# new to coyote hunting



## varmithunter06 (Jun 3, 2006)

my friend was attacked by 6 coyotes while he was fishing and we are going to hunt them at night and i need some tips.we are baiting some squirrels we shot and plan on going out one night putting up 3-4 squirrels and waiting on some to come along.
any tips would be apreciaed and i need to know either to use my 20 gauge with buck shot or my .223, we will probably be within 75 yds, and do i need any type of call


----------



## whiterabbit15 (Feb 7, 2006)

i wouldnt suggest buck shot maybe some 3 inch mags but you would want them in closer then 75 yards and for a call i suggest using some type of distress call like a rabbit in distress. :sniper: good luck


----------



## Danny B (Jun 6, 2006)

Well hummmm. He got attacked by six coyotes? Did they bite your friend in any way? Where you there to witness this attack? 
I find this to be an interesting story for the simple reason I have called in thousands of coyotes over the last five decades and never had one attack me. I know hundreds of other predator hunters across this country and never heard of anyone being attacked. Don't get me wrong, it could happen but I find it strange.

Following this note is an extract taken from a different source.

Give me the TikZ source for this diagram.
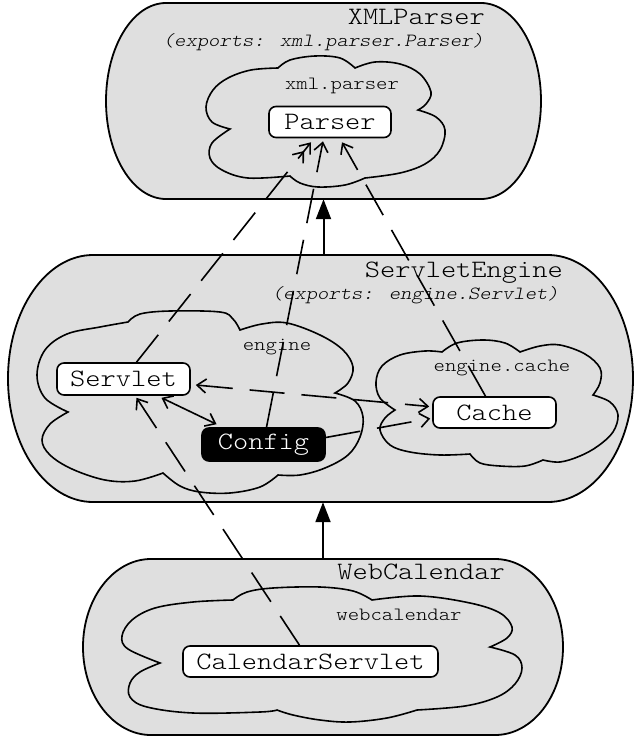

If you plan on hunting them at night, get a red light to start with. Then one guy holds the light as the other guy does the shooting. 
You need to practice at it first, because the guy holding the light must hold the light infront of the back part of the scope or the shooter can't see. 
Once you turn the light on keep it going, don't turn it off and if you shoot a coyote keep it going, others may come in. 
This is the time of year the pups are around, so use a coyote pup in distress. Adult coyotes are very protective of there young. 
If all you have is a 20 gage, use 3" mags if you can and #4 buck. The 223 well do the job also.....Good luck and Good hunting.

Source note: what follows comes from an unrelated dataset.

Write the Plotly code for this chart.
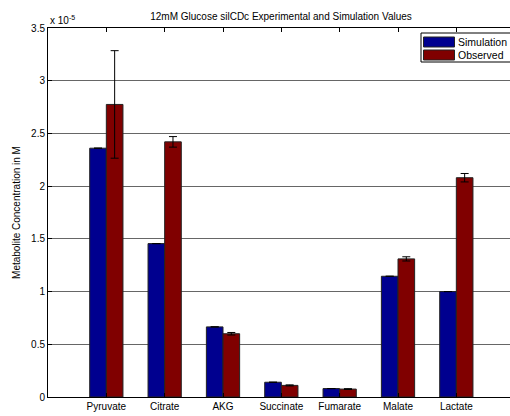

PS Tell your buddy the next time he goes fishing, bring a gun. :lol:


----------



## varmithunter06 (Jun 3, 2006)

my friend was fishing and the coyotes came out of a little trail in the woods and started trotting towards him and then they started chasing them he had to hit them with his rods and then his golden retriever helped a good bit.

thanks for the tips.


----------



## woodpecker (Mar 2, 2005)

xxxxxxxxxxxxxxxxxxxxxx


----------



## whiterabbit15 (Feb 7, 2006)

If you plan on hunting them at night, get a red light to start with. Then one guy holds the light as the other guy does the shooting.

^ ^ ^ ^ ^ ^ ^

i would suggest to get a red light but not like this guy is talking about. You want to get one that you can mount on a hard helmet. There are usually called **** lights because they are usually used for **** hunting.This type of light has a battery that you put on your belt.

here is a link for them

http://www.vetvax.com/coonhuntinglights.html

you would want the HOTLT51 HOT LIGHT PACKAGE, NIT1083 **** Hunters Favorite, or the Kitten Kooner Package

good luck 8)


----------



## Danny B (Jun 6, 2006)

Hummm, I've only been hunting at night for predators since 1964 and I don't know what kind of light to use? Ok. Varminthunter06, do it the way you want and let us know what happen ok...Good Hunting :wink:


----------



## whiterabbit15 (Feb 7, 2006)

Don't get me wrong I didn't say using hand held lights was wrong. I was just saying the way my dad did it for plenty of years and killed of em that way was the way i suggest to do it.


----------



## varmithunter06 (Jun 3, 2006)

ok thanks for the tips everyone but one more question do i need anything to eleminate sent?


----------



## whiterabbit15 (Feb 7, 2006)

Well personally i dont make it a top priority to use scent elimination. Sometimes i put it on. You would have to get Danny B.'s advise on that he really sounds like he knows what he is talking about


----------



## Danny B (Jun 6, 2006)

You can not eleminate human scent from a coyote no matter what you do. If a dog can smell drugs in a gas tank full of gas how are you going to hide your scent from a coyote? 
At night almost all coyotes head downwind, shoot them before they get there. Once a coyote has passed downwind and has not started in, shoot it because it's not coming in. Hunting at night is a whole different game then day hunting. 
Make sure you identfy the animal you are shooting at and never shoot at one eye. Remembering predators have eyes in front of there heads, other animals have eyes on the sides of there heads.


----------



## prariewolf (Jul 24, 2006)

well may i recommend a better bait i am only 14 but am a seasoned coyote hunter. let a whole chicken rot all day in the sun then b 4 you go out and call cover your scent and hang the rotten chicken from a tree at around 5 or 6 feet high that way the coyotes will smell the chicken and try to jump up but its too high thats when you shoot em or when the are on the move tward you. also if you are hunting in the spring/summer then use a pup in distress call because this is the time of the year that they have puppies. if your going to hunt in the fall/winter use a cottontail in distress or other distress calls. and go with the .223, but if they attacked your friend then i would bring both the .223 for long shots and the .20 gauge for close up shot and since they attacked your friend i would shoot them where it hurts first then finish them off :evil:


----------